“What good is sitting alone in your room?” she’ll ask you, and having just come from your room, six feet deep in some book and without a “proper” bath in the last four days, because you go to school here and it’s the time of year for studying, you won’t be able to make sense of these words. But this woman, this Fraulein Sally Bowles, will explain it for you coaxingly: “Come hear the music play, Life is a cabaret, old chum, come to the cabaret!” Ah, you’ll say, that’s right! I’m an old chum, a regular whippersnapper am I.
University Theater’s wonderful little performance of Cabaret this weekend in the First Floor Theater is just good enough to scrape away the cold stone accumulating on your heart from impending finals and the promise of a Chicago “winter wonderland,” and leave you with a big damn smirk curling the corners of your lips. Here’s the bones: it’s a lot of fun.
The musical, adapted from one of Christopher Isherwood’s recollections of Weimar Berlin as Nazism was just taking root, ostensibly follows the path of an aspiring American writer in Germany (Greg Beam as Cliff Bradshaw), his love affair with the British cabaret performer Sally Bowles (Laura Schechter), and their relationship to the changing culture and politics reshaping Berlin. The play, and in this production the physical set, are split between the cabaret in question (the Kit Kat Club) and Cliff’s room in a busy building. Cliff and Sally’s tryst is shaped both by the cabaret, with its delight in national issues and corresponding cast of characters, and their interaction with the goodly people of Cliff’s building, who are all trying to hang onto their places in society.
In a stand-up use of the small area the First Floor Theater offers, director Deborah Wolfson and her crew transform the audience into the patrons of the cabaret, creating an intimate and engaging space.

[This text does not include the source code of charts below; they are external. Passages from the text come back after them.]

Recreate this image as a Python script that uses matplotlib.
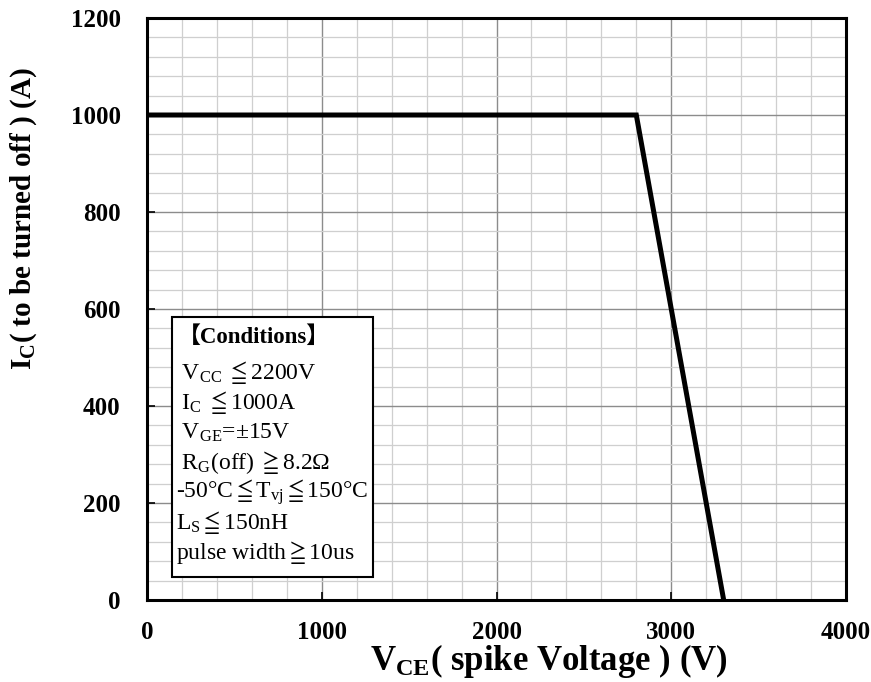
import matplotlib
matplotlib.use('Agg')
import matplotlib.pyplot as plt
from matplotlib.ticker import MultipleLocator

# RBSOA curve corner points
vce = [0, 2800, 3300]
ic = [1000, 1000, 0]

x_ticks = [0, 1000, 2000, 3000, 4000]
y_ticks = [0, 200, 400, 600, 800, 1000, 1200]

heading = "【Conditions】"
conditions = [
    r" $\mathrm{V_{CC}}\ \leqq$2200V",
    r" $\mathrm{I_{C}}\ \leqq$1000A",
    r" $\mathrm{V_{GE}}$=±15V",
    r" $\mathrm{R_{G}}$(off)$\ \geqq$8.2Ω",
    r"-50°C$\leqq\mathrm{T_{vj}}\leqq$150°C",
    r"$\mathrm{L_{S}}\leqq$150nH",
    r"pulse width$\geqq$10us",
]

plt.rcParams['font.family'] = ['Liberation Serif', 'DejaVu Serif']
plt.rcParams['mathtext.fontset'] = 'custom'
plt.rcParams['mathtext.rm'] = 'Liberation Serif'
plt.rcParams['mathtext.it'] = 'Liberation Serif:italic'
plt.rcParams['mathtext.bf'] = 'Liberation Serif:bold'
plt.rcParams['mathtext.fallback'] = 'stix'

fig = plt.figure(figsize=(8.71, 6.82), dpi=100)
ax = fig.add_axes([0.1688, 0.1202, 0.8025, 0.8534])

ax.plot(vce, ic, color='black', linewidth=3.6, solid_joinstyle='miter', zorder=3)

ax.set_xlim(0, 4000)
ax.set_ylim(0, 1200)
ax.set_xticks(x_ticks)
ax.set_yticks(y_ticks)
ax.xaxis.set_minor_locator(MultipleLocator(200))
ax.yaxis.set_minor_locator(MultipleLocator(40))
ax.grid(which='major', color='#8c8c8c', linewidth=1.0)
ax.grid(which='minor', color='#cfcfcf', linewidth=0.9)
ax.set_axisbelow(True)

ax.tick_params(which='major', direction='in', length=6, width=1.2, labelsize=18)
ax.tick_params(axis='y', pad=19)
ax.tick_params(axis='x', pad=15)
ax.tick_params(which='minor', length=0)
for lab in ax.get_xticklabels() + ax.get_yticklabels():
    lab.set_fontweight('bold')
for sp in ax.spines.values():
    sp.set_linewidth(2.2)

ax.set_xlabel(r"$\mathbf{V_{CE}}$( spike Voltage ) (V)", fontsize=25,
              fontweight='bold')
ax.xaxis.set_label_coords(0.575, -0.072)
ax.set_ylabel(r"$\mathbf{I_{C}}$( to be turned off ) (A)", fontsize=21,
              fontweight='bold')
ax.yaxis.set_label_coords(-0.155, 0.655)

# conditions box
box = plt.Rectangle((0.036, 0.039), 0.288, 0.448, transform=ax.transAxes,
                    facecolor='white', edgecolor='black', linewidth=1.5, zorder=4)
ax.add_patch(box)
ax.text(0.044, 0.451, heading, transform=ax.transAxes, fontsize=16.5,
        fontweight='bold', family=['Liberation Serif', 'Noto Sans CJK JP'],
        va='center', zorder=5)
for i, line in enumerate(conditions):
    ax.text(0.042, 0.391 - i * 0.0515, line, transform=ax.transAxes,
            fontsize=17, va='center', zorder=5)

fig.savefig('out.png', dpi=100)
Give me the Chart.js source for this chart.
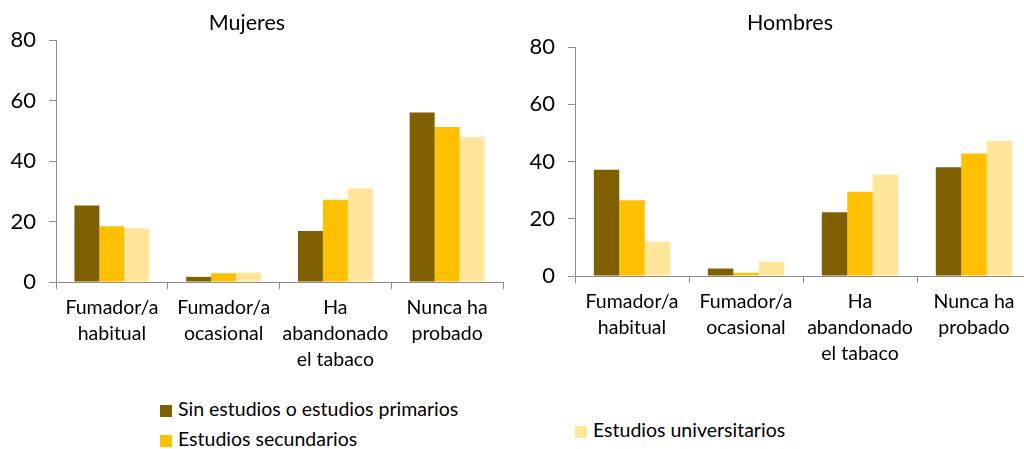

The back of the stage serves as Cliff’s room, separated only by a sheer curtain that allows for an appropriate cohabitation and mingling of the two settings. The scenes are generally of two ilk: either rowdy nightclub acts in the former space, or more earnest dialogues and songs in the latter. Both reflect the story of the wavering romance between Sally and Cliff as it moves from carefree days to the political reality of Nazism.
Of course, it’s the way the actors fill these spaces that really counts; the cabaret, after all, relies on the skill and appeal of its performers. Across the board, the performances are very good, rather great in places. Doug Rubino, as the bizarre, hyper-sexual emcee, deserves a boatload of credit for his stabilizing presence throughout the play. He plays the part of host sublimely and intensely, his singing and dancing anchoring the different directions of the narrative. Equally compelling is Reid Aronson as a winsome Jewish fruit-seller (I’m a sucker for fruit-sellers), whose relationship with the landlady Fraulein Schneider (Fay LaManna) crumbles in the face of imminent Jewish persecution.
As this latter character might indicate, the musical, despite its delightfully bawdy humor, peeks into a world of deeper questions, none of which it successfully answers. The decadence of the cabaret itself presents a sharp contrast to the hand-to-mouth world of the tenant building. These spheres flow back into each other, making it nearly impossible to condemn anyone within the confines of the drama.
This rift/suture creates tension for the audience as well. What happens right in front of us is for the most part cabaret sequences—the cavorting, bellowing and revealed bodies of guys and gals. Even if the dancing is sometimes stiff and less than fluid, the excess of movement and excitement still threatens to overshadow Sally and Cliff, whose space behind the curtain feels almost marginal at times. One sphere is unapologetic, ribald entertainment, while the other confronts some of the issues created by this decadence. The desire to have six partially clothed women (or three gentlemen for that matter) dancing about is not easily quelled. While I genuinely liked the setup of the stage, this clash of two worlds was the weakness the show belied.
I’m inclined to let this more serious discussion drop, however, for what’s really important here is the performance of Cabaret. While the piece as a whole is never allowed to slip into mere titillation, these bawdy sequences are the best part of the musical, and the stage is perfectly constructed to enhance its effect, intimacy and interaction.
Point in hand: I was “warned” that I might be touched by the girls, which was almost true, except that it was the boys who mostly rubbed my thighs. Before you fetch your violin, this is not a complaint—touching is touching, don’t get me wrong (I suspect, however, that the girls reserve their affection for the paying customers). But you get the idea—if you come with the right spirit, maybe a little drunk, maybe a lot drunk, the performance is a damn jolly good time, impending war or not. Which—and I think the trajectory of the play and the staging decisions support this fatalistic, reckless claim—is what really matters.